In reviewing 401(k) plans, it’s apparent that too many times plans come to fruition from a smooth sales pitch rather than careful consideration of needs. It’s no longer surprising to see a 401(k) plan with fewer than 10 participants where substantial costs are passed on to each participant just for being part of the plan with no apparent benefit aside from the ability to have their contributions payroll deducted. The largest contribution might be a few hundred dollars a month, and there may or may not be matching contributions. There are limited investment options, which are often proprietary in nature, expensive, and sub-par in terms of quality. The total participant fees can be upward of 2-3%. I’ve seen a plan where one participant’s fee (for the right to be in the plan) was over 20% per year! Yikes!

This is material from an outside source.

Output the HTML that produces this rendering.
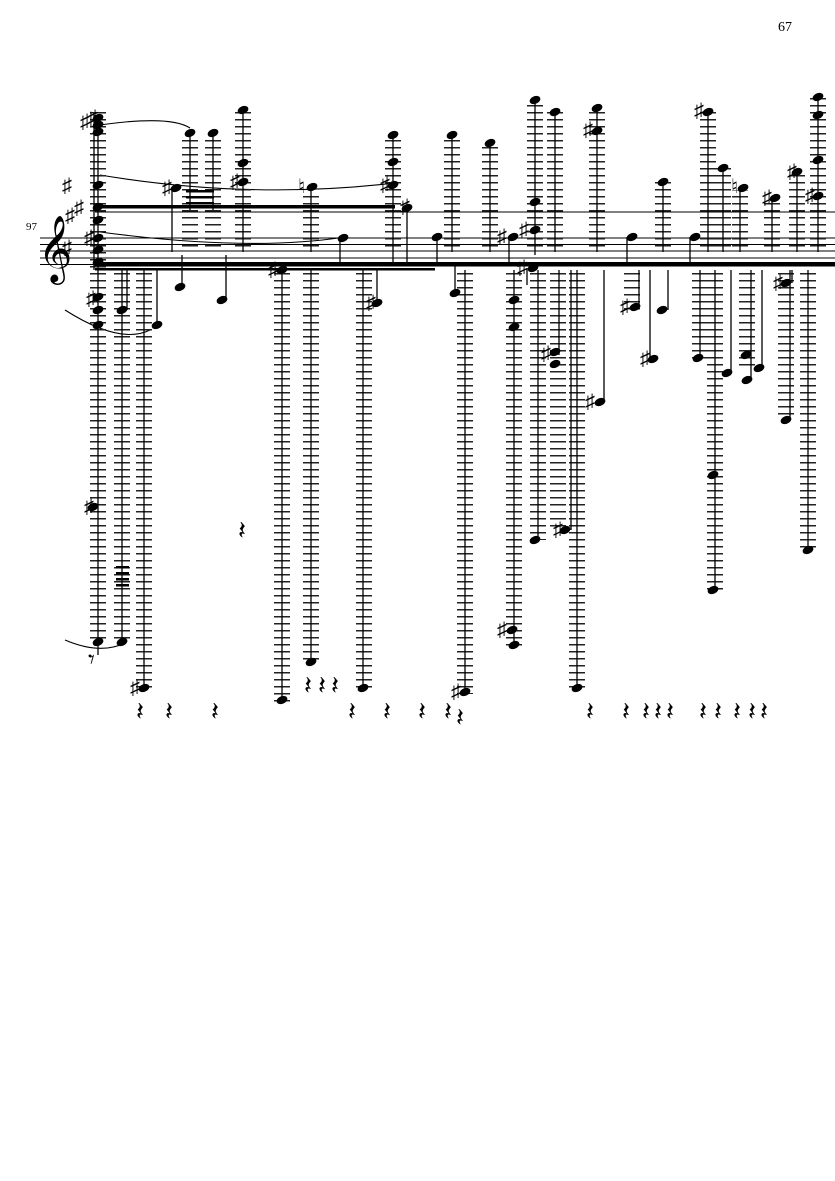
<!DOCTYPE html>
<html><head><meta charset="utf-8"><style>
html,body{margin:0;padding:0;background:#fff}
svg{display:block}
text{font-family:"Liberation Serif",serif}
</style></head><body>
<svg width="835" height="1181" viewBox="0 0 835 1181" xmlns="http://www.w3.org/2000/svg">
<defs>
<pattern id="lg" patternUnits="userSpaceOnUse" x="0" y="0" width="10" height="7"><rect x="0" y="0" width="10" height="1.5" fill="#222"/></pattern>
<ellipse id="n" cx="0" cy="0" rx="5.6" ry="3.8" transform="rotate(-22)"/>
</defs>
<text x="778" y="31" font-size="14">67</text>
<text x="26" y="230" font-size="11">97</text>
<g stroke="#000" stroke-width="0.9">
<line x1="40" y1="238" x2="835" y2="238"/><line x1="40" y1="244.5" x2="835" y2="244.5"/>
<line x1="40" y1="251" x2="835" y2="251"/><line x1="40" y1="258" x2="835" y2="258"/>
<line x1="40" y1="264.5" x2="835" y2="264.5"/>
<line x1="95" y1="212" x2="835" y2="212"/>
</g>
<text x="38" y="268" font-size="58" font-family="DejaVu Sans, sans-serif">𝄞</text>
<text x="62" y="254" font-size="20" font-family="DejaVu Sans, sans-serif">♯</text>
<rect x="95" y="262" width="740" height="4.5" fill="#000"/>
<rect x="95" y="205" width="300" height="3.5" fill="#000"/>
<rect x="95" y="268" width="340" height="2.5" fill="#000"/>
<path d="M100 175 Q250 200 395 183" stroke="#000" fill="none" stroke-width="1.1"/>
<path d="M100 232 Q250 252 345 237" stroke="#000" fill="none" stroke-width="1.1"/>
<path d="M100 125 Q170 115 190 128" stroke="#000" fill="none" stroke-width="1.1"/>
<path d="M65 310 Q120 345 150 330" stroke="#000" fill="none" stroke-width="1.1"/>
<path d="M65 640 Q100 655 125 643" stroke="#000" fill="none" stroke-width="1.1"/>
<g fill="url(#lg)">
<rect x="90" y="112" width="16" height="530"/>
<rect x="114" y="270" width="16" height="372"/>
<rect x="136" y="270" width="16" height="420"/>
<rect x="182" y="137" width="16" height="114"/>
<rect x="205" y="137" width="16" height="114"/>
<rect x="235" y="110" width="16" height="141"/>
<rect x="274" y="270" width="16" height="432"/>
<rect x="303" y="193" width="16" height="58"/>
<rect x="303" y="270" width="16" height="394"/>
<rect x="356" y="270" width="16" height="420"/>
<rect x="385" y="137" width="16" height="114"/>
<rect x="444" y="137" width="16" height="114"/>
<rect x="457" y="270" width="16" height="424"/>
<rect x="482" y="147" width="16" height="104"/>
<rect x="506" y="270" width="16" height="378"/>
<rect x="527" y="100" width="16" height="151"/>
<rect x="547" y="112" width="16" height="139"/>
<rect x="530" y="270" width="16" height="270"/>
<rect x="550" y="270" width="16" height="260"/>
<rect x="569" y="270" width="16" height="418"/>
<rect x="589" y="108" width="16" height="143"/>
<rect x="624" y="270" width="16" height="40"/>
<rect x="655" y="182" width="16" height="69"/>
<rect x="700" y="110" width="16" height="141"/>
<rect x="692" y="270" width="16" height="90"/>
<rect x="707" y="270" width="16" height="320"/>
<rect x="715" y="168" width="16" height="83"/>
<rect x="732" y="190" width="16" height="61"/>
<rect x="739" y="270" width="16" height="100"/>
<rect x="764" y="200" width="16" height="51"/>
<rect x="778" y="270" width="16" height="150"/>
<rect x="789" y="172" width="16" height="79"/>
<rect x="800" y="270" width="16" height="280"/>
<rect x="810" y="97" width="16" height="154"/>
</g>
<g stroke="#000" stroke-width="1.3">
<line x1="94" y1="115" x2="94" y2="270"/><line x1="98" y1="115" x2="98" y2="655"/>
<line x1="122" y1="270" x2="122" y2="642"/><line x1="127" y1="270" x2="127" y2="310"/>
<line x1="144" y1="270" x2="144" y2="688"/><line x1="157" y1="270" x2="157" y2="325"/>
<line x1="172" y1="188" x2="172" y2="252"/><line x1="182" y1="255" x2="182" y2="287"/>
<line x1="190" y1="133" x2="190" y2="210"/><line x1="213" y1="133" x2="213" y2="210"/>
<line x1="243" y1="110" x2="243" y2="252"/><line x1="226" y1="255" x2="226" y2="300"/>
<line x1="282" y1="270" x2="282" y2="700"/><line x1="311" y1="187" x2="311" y2="252"/>
<line x1="311" y1="270" x2="311" y2="662"/><line x1="340" y1="238" x2="340" y2="262"/>
<line x1="377" y1="270" x2="377" y2="303"/><line x1="363" y1="270" x2="363" y2="688"/>
<line x1="393" y1="135" x2="393" y2="262"/><line x1="407" y1="208" x2="407" y2="262"/>
<line x1="437" y1="237" x2="437" y2="262"/><line x1="452" y1="135" x2="452" y2="252"/>
<line x1="455" y1="262" x2="455" y2="293"/><line x1="465" y1="270" x2="465" y2="692"/>
<line x1="490" y1="143" x2="490" y2="252"/><line x1="509" y1="237" x2="509" y2="262"/>
<line x1="535" y1="100" x2="535" y2="255"/><line x1="514" y1="270" x2="514" y2="645"/>
<line x1="527" y1="268" x2="527" y2="285"/><line x1="555" y1="112" x2="555" y2="252"/>
<line x1="538" y1="270" x2="538" y2="540"/><line x1="559" y1="270" x2="559" y2="355"/>
<line x1="571" y1="270" x2="571" y2="530"/><line x1="577" y1="270" x2="577" y2="688"/>
<line x1="597" y1="108" x2="597" y2="252"/><line x1="604" y1="270" x2="604" y2="402"/>
<line x1="627" y1="237" x2="627" y2="262"/><line x1="639" y1="270" x2="639" y2="307"/>
<line x1="650" y1="270" x2="650" y2="359"/><line x1="663" y1="182" x2="663" y2="252"/>
<line x1="668" y1="270" x2="668" y2="310"/><line x1="690" y1="237" x2="690" y2="262"/>
<line x1="708" y1="112" x2="708" y2="252"/><line x1="700" y1="270" x2="700" y2="358"/>
<line x1="715" y1="270" x2="715" y2="590"/><line x1="723" y1="168" x2="723" y2="252"/>
<line x1="731" y1="270" x2="731" y2="373"/><line x1="740" y1="188" x2="740" y2="252"/>
<line x1="751" y1="270" x2="751" y2="380"/><line x1="762" y1="270" x2="762" y2="368"/>
<line x1="772" y1="198" x2="772" y2="252"/><line x1="790" y1="270" x2="790" y2="420"/>
<line x1="792" y1="270" x2="792" y2="283"/><line x1="797" y1="172" x2="797" y2="252"/>
<line x1="808" y1="270" x2="808" y2="550"/><line x1="818" y1="97" x2="818" y2="252"/>
</g>
<g fill="#000"><rect x="116" y="566" width="13" height="2.5"/><rect x="116" y="572" width="13" height="2.5"/><rect x="116" y="578" width="13" height="2.5"/><rect x="116" y="584" width="13" height="2.5"/>
<rect x="186" y="190" width="28" height="2.5"/><rect x="186" y="196" width="28" height="2.5"/><rect x="186" y="202" width="28" height="2.5"/></g>
<g fill="#000">
<use href="#n" x="98" y="118"/><use href="#n" x="98" y="125"/><use href="#n" x="98" y="132"/><use href="#n" x="98" y="185"/>
<use href="#n" x="98" y="207"/><use href="#n" x="98" y="220"/><use href="#n" x="98" y="238"/><use href="#n" x="98" y="250"/><use href="#n" x="98" y="262"/>
<use href="#n" x="98" y="297"/><use href="#n" x="98" y="310"/><use href="#n" x="98" y="325"/><use href="#n" x="93" y="507"/><use href="#n" x="98" y="642"/>
<use href="#n" x="122" y="310"/><use href="#n" x="122" y="642"/><use href="#n" x="144" y="688"/><use href="#n" x="157" y="325"/>
<use href="#n" x="176" y="188"/><use href="#n" x="180" y="287"/><use href="#n" x="190" y="133"/><use href="#n" x="213" y="133"/>
<use href="#n" x="243" y="110"/><use href="#n" x="243" y="163"/><use href="#n" x="243" y="182"/><use href="#n" x="222" y="300"/>
<use href="#n" x="282" y="270"/><use href="#n" x="282" y="700"/><use href="#n" x="312" y="187"/><use href="#n" x="311" y="662"/>
<use href="#n" x="343" y="238"/><use href="#n" x="377" y="303"/><use href="#n" x="363" y="688"/>
<use href="#n" x="393" y="135"/><use href="#n" x="393" y="162"/><use href="#n" x="393" y="185"/><use href="#n" x="407" y="208"/>
<use href="#n" x="437" y="237"/><use href="#n" x="452" y="135"/><use href="#n" x="455" y="293"/><use href="#n" x="465" y="692"/>
<use href="#n" x="490" y="143"/><use href="#n" x="513" y="237"/><use href="#n" x="535" y="100"/><use href="#n" x="535" y="202"/><use href="#n" x="535" y="230"/>
<use href="#n" x="514" y="300"/><use href="#n" x="514" y="327"/><use href="#n" x="512" y="630"/><use href="#n" x="514" y="645"/>
<use href="#n" x="533" y="268"/><use href="#n" x="555" y="112"/><use href="#n" x="555" y="352"/><use href="#n" x="555" y="364"/>
<use href="#n" x="535" y="540"/><use href="#n" x="565" y="530"/><use href="#n" x="577" y="688"/>
<use href="#n" x="597" y="108"/><use href="#n" x="597" y="131"/><use href="#n" x="600" y="402"/>
<use href="#n" x="632" y="237"/><use href="#n" x="635" y="307"/><use href="#n" x="653" y="359"/><use href="#n" x="663" y="182"/><use href="#n" x="662" y="310"/>
<use href="#n" x="695" y="237"/><use href="#n" x="708" y="112"/><use href="#n" x="698" y="358"/><use href="#n" x="713" y="475"/><use href="#n" x="713" y="590"/>
<use href="#n" x="723" y="168"/><use href="#n" x="727" y="373"/><use href="#n" x="743" y="188"/><use href="#n" x="746" y="355"/><use href="#n" x="747" y="380"/>
<use href="#n" x="759" y="368"/><use href="#n" x="775" y="198"/><use href="#n" x="786" y="420"/><use href="#n" x="786" y="283"/>
<use href="#n" x="797" y="172"/><use href="#n" x="808" y="550"/><use href="#n" x="818" y="97"/><use href="#n" x="818" y="115"/><use href="#n" x="818" y="160"/><use href="#n" x="818" y="196"/>
</g>
<g font-size="20" font-family="DejaVu Sans, sans-serif">
<text x="80" y="128">♯</text><text x="88" y="124">♯</text><text x="62" y="192">♯</text><text x="65" y="222">♯</text><text x="74" y="214">♯</text>
<text x="84" y="244">♯</text><text x="86" y="305">♯</text><text x="84" y="513">♯</text><text x="130" y="694">♯</text>
<text x="162" y="194">♯</text><text x="230" y="188">♯</text><text x="268" y="276">♯</text><text x="298" y="193">♮</text>
<text x="366" y="309">♯</text><text x="380" y="191">♯</text><text x="400" y="213">♯</text><text x="451" y="698">♯</text>
<text x="497" y="243">♯</text><text x="519" y="236">♯</text><text x="517" y="274">♯</text><text x="541" y="360">♯</text><text x="553" y="536">♯</text>
<text x="497" y="636">♯</text><text x="583" y="136">♯</text><text x="585" y="408">♯</text><text x="620" y="313">♯</text><text x="640" y="365">♯</text>
<text x="694" y="117">♯</text><text x="731" y="193">♮</text><text x="762" y="204">♯</text><text x="787" y="178">♯</text><text x="773" y="289">♯</text><text x="805" y="202">♯</text>
</g>
<g font-size="26" font-family="DejaVu Sans, sans-serif">
<text x="136" y="720">𝄽</text><text x="165" y="720">𝄽</text><text x="211" y="720">𝄽</text><text x="238" y="539">𝄽</text>
<text x="304" y="694">𝄽</text><text x="318" y="694">𝄽</text><text x="331" y="694">𝄽</text>
<text x="348" y="720">𝄽</text><text x="383" y="720">𝄽</text><text x="418" y="720">𝄽</text><text x="444" y="720">𝄽</text><text x="456" y="726">𝄽</text>
<text x="586" y="720">𝄽</text><text x="622" y="720">𝄽</text><text x="642" y="720">𝄽</text><text x="654" y="720">𝄽</text><text x="666" y="720">𝄽</text>
<text x="699" y="720">𝄽</text><text x="714" y="720">𝄽</text><text x="733" y="720">𝄽</text><text x="748" y="720">𝄽</text><text x="760" y="720">𝄽</text>
<text x="88" y="668">𝄾</text>
</g>
</svg>
</body></html>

Plans like the one described above are often not a good match for employees or the business. There are elevated administrative costs, various IRS filing requirements, and the additional responsibility related to choosing the setup of the plan from fees to services to investment selection.

How does this happen? Sometimes these plans are sold by a payroll company (or their partner) on the premise that it’s a nice benefit and it’s convenient. “We’ll take care of everything,” the rep will say. Or, “you’ll get a discount on your payroll by having the 401(k) plan through us.” A discount, convenience, and adding a benefit for employees which can also provide a tax break?! This pitch sounds like a win-win! Other times, plans are sold by a “financial advisor” as a great way to encourage employees to save and to provide a tax benefit to the business.

You might be thinking to yourself, “okay, so the 401(k) plan may not be a fit for every small business. I get it. But what are the other options for these businesses? And to bring it back to me, how do I know what’s a good fit for my business?”

An alternative for many small businesses who want to provide a savings vehicle for employees that incentivizes them to save is a Simple IRA. They are easy to open, contributions are payroll deducted into either a designated custodian or to a custodian of the participant’s choice, and the funds are invested according to the participant’s individual preference. This puts the participant in control, and it controls their fees and expenses.

Reporting requirements and costs are minimal for the business. This plan does require business contributions, either via match of up to the first 3% of the employee’s salary (if the employee chooses not to contribute, the employer does not match, and if the employee contributes more than 3%, the match is still only 3%) or via a non-elective contribution for all eligible employees (regardless of whether they contribute) of 2%.

This plan controls expenses and limits the responsibility of the plan administrator. The employee is responsible for choosing both the platform for the account as well as the specific investments within the platform. Depending on which option the employer chooses, this can also provide a good incentive for employees to save for retirement, as they can automatically double the first 3% of their salary by participating. Talk about motivation!

There are other alternatives to the 401(k) plan which we’ll cover in future posts. The exciting thing to take away is that there are many options to choose from that will keep expenses and administrative responsibilities down while still incentivizing employees to save! Have you assessed your plan recently? Or if you don’t have a plan, what are the biggest obstacles that are keeping you from starting one?